Seguir esta opción «digital», puede resultar alucinante y llamativo, visualmente hablando, para el espectador educado en lo que podríamos llamar una estética posmoderna, a falta de un mejor término a utilizar en estas líneas. En efecto, la régie de estos días cuenta con elementos tecnológicos que ni el mismo Luchino Visconti se hubiese imaginado que podría utilizar en el montaje de una ópera, pero si el fin del director de Fuga era conceptualizar una idea simbólica detrás de su puesta en escena, la falta de sentido “ideológico” con que la dilató en el estrado, le privaron de concretar una realización satisfactoria al respecto. Salvo el de un abigarrado conjunto de factores -reunidos en un sofisticado paisaje-, inconexos entre sí por muchas secuencias de la pieza.
Las declaraciones que el mismo cineasta efectuó en la previa, motivaron el entusiasmo mediático por su puesta en escena.

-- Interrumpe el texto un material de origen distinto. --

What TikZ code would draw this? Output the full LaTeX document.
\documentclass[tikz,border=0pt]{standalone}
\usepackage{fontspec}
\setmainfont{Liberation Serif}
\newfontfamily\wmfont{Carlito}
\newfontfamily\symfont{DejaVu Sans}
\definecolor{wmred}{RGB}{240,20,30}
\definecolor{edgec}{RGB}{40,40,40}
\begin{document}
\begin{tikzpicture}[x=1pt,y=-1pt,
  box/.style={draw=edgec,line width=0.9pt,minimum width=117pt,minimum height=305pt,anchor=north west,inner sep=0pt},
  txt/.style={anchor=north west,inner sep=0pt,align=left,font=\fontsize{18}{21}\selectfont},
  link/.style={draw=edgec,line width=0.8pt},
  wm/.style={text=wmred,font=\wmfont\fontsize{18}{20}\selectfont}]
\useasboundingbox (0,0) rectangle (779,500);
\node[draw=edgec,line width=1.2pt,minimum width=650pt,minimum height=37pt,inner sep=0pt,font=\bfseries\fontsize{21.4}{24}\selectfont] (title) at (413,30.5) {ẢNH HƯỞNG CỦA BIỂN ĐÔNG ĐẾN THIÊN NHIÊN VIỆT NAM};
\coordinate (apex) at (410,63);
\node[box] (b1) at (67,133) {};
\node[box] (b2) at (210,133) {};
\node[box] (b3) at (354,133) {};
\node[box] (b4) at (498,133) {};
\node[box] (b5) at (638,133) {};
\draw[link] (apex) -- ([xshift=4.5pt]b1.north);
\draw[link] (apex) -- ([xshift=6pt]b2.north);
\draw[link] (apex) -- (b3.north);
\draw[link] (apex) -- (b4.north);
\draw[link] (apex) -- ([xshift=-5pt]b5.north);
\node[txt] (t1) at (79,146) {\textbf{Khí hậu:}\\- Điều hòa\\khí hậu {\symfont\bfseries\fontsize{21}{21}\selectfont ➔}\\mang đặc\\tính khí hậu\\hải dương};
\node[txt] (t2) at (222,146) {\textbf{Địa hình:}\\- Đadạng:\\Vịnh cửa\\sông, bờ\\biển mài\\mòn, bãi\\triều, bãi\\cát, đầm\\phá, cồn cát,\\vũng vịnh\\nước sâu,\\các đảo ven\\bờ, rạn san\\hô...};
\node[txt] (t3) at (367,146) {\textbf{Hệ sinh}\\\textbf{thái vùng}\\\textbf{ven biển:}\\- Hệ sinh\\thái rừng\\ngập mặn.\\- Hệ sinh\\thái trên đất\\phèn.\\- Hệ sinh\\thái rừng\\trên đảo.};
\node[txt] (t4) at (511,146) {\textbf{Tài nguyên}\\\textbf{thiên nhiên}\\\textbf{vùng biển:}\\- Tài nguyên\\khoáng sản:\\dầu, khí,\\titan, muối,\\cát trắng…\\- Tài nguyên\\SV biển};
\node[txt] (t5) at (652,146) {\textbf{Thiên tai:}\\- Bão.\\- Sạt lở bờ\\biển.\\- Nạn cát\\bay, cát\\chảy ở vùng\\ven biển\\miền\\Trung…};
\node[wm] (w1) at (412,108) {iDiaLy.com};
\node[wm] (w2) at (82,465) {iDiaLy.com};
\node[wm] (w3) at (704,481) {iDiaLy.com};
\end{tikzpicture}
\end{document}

En especial cuando sus ideas artísticas parecían apuntar, en ver a Katia Kabanova (1921), como una suerte de retrato moral e ideológico acerca de las encrucijadas éticas del Chile actual, ese país que se debate entre el éxito económico, y las demandas políticas y sociales de sus ciudadanos. Nada de aquello se observó encima de las tablas, sin embargo.
Ante esa realidad, cabe preguntarse por esa falta de correspondencia estética, de fondo y forma, entre lo enunciado y lo que finalmente se hizo. ¿Por qué Pablo Larraín no fue más consecuente con sus ideas teatrales, y situó la acción dramática de Katia… sobre Santiago del Nuevo Extremo, en reemplazo de la pequeña aldea rusa de Kalinov, por ejemplo?
También, ¿y si el director sustituía las gélidas aguas del Volga, por el flujo imprevisto y traicionero del Mapocho, dentro de la libertad creativa propia de la invención? Sólo él lo sabe. Pero hacer una proximidad temática tan forzada, entre un leit motiv tan común del arte universal, como lo es el adulterio y sus sanciones y castigos comunitarios, con la coyuntura presente e histórica de una nación en particular, nos parece, por lo menos, si no pretencioso, obvio.
En cuanto al manejo actoral de los cantantes y su despliegue arriba del escenario, poco de novedoso pudo apreciarse. Lo mejor de la réggie, fueron esos cuadros en que la trabajada sincronía de los bailarines del Teatro, realizaron su acabada, virtuosa y experta irrupción.
Las luces, el vestuario y el diseño digital de los productos simbólicos exhibidos, igualmente, se encontraron en línea con los adelantos y la perfección técnica, que el desarrollo de la industria moderna, ha concedido a las artes visuales en general. Destacaron esas mariposas ficticias, oníricas, las que revoloteaban en el jardín de los Kabanov, sostenedoras del factor estético que se deseaba expresar, cuando Boris le revela su amor prohibido a Katia.
En el aspecto vocal, brillaron especialmente las cualidades interpretativas de la soprano rusa-estadounidense Dina Kuznetsova (Katia). “Seductora y cautivante”, le definió hace un tiempo atrás la crítica francesa. Así, la cantante resultó una emotiva Katia Kabanova, la que abordó con delicadeza los extremos emocionales por los que atraviesa la protagonista durante la historia. Fue dramáticamente creíble en mostrar la contrariedad afectiva propia de este difícil rol, y su timbre alcanzó, toda su técnica y potencia cosmopolita, en el monólogo final que conmovió al auditorio.
A la mezzosoprano sueca Susanne Resmark, le correspondió representar el papel de Kabanija, la autoritaria y cruel suegra de Katia. Su personaje exhibió una voz sólida y sin vaivenes, siguiendo un camino dramático que resolvió de gran forma la insensibilidad descomunal de la mujer: de esa manera, redondeó una actuación deslumbrante. Por su parte, Evelyn Ramírez, la joven mezzosoprano chilena, cantó con su notable y acostumbrada bella voz el rol de Varvara, la hija prestada de los Kabanov.
En las gargantas masculinas, superior en lo vocal y en la caracterización de su máscara, estuvo Alexander Teliga, el barítono polaco que encarnó a Dikoi, el displicente e intrigante amante de la Kabanija. Steven Ebel, quien actuó como Boris, si bien exhibió falencias de volumen en algunos pasajes, se reivindicó en su vitoreado dúo con Katia.
Kudriash, el papel del profesor, fue cantado por el tenor turco Tansel Akzeybek. Este presentó una versatilidad digna de mencionar en su realización dramática, a la que acompañó con una hermosa y elevada voz. Su canción popular escenificó un delicado pasaje, en el corazón de un tempestuoso océano de traiciones y bajezas humanas.
Finalmente, consignamos la extraordinaria dirección musical, de memoria y sin errores, de Konstantin Chudovsky. El titular de la Filarmónica caminó sobrio y místico al dialogar con la tragedia de esta pieza, y anunció con temple artístico y sentido de las formas melódicas, el sendero de la belleza y del romanticismo, cuando la contemporánea partitura, así se lo sugirió.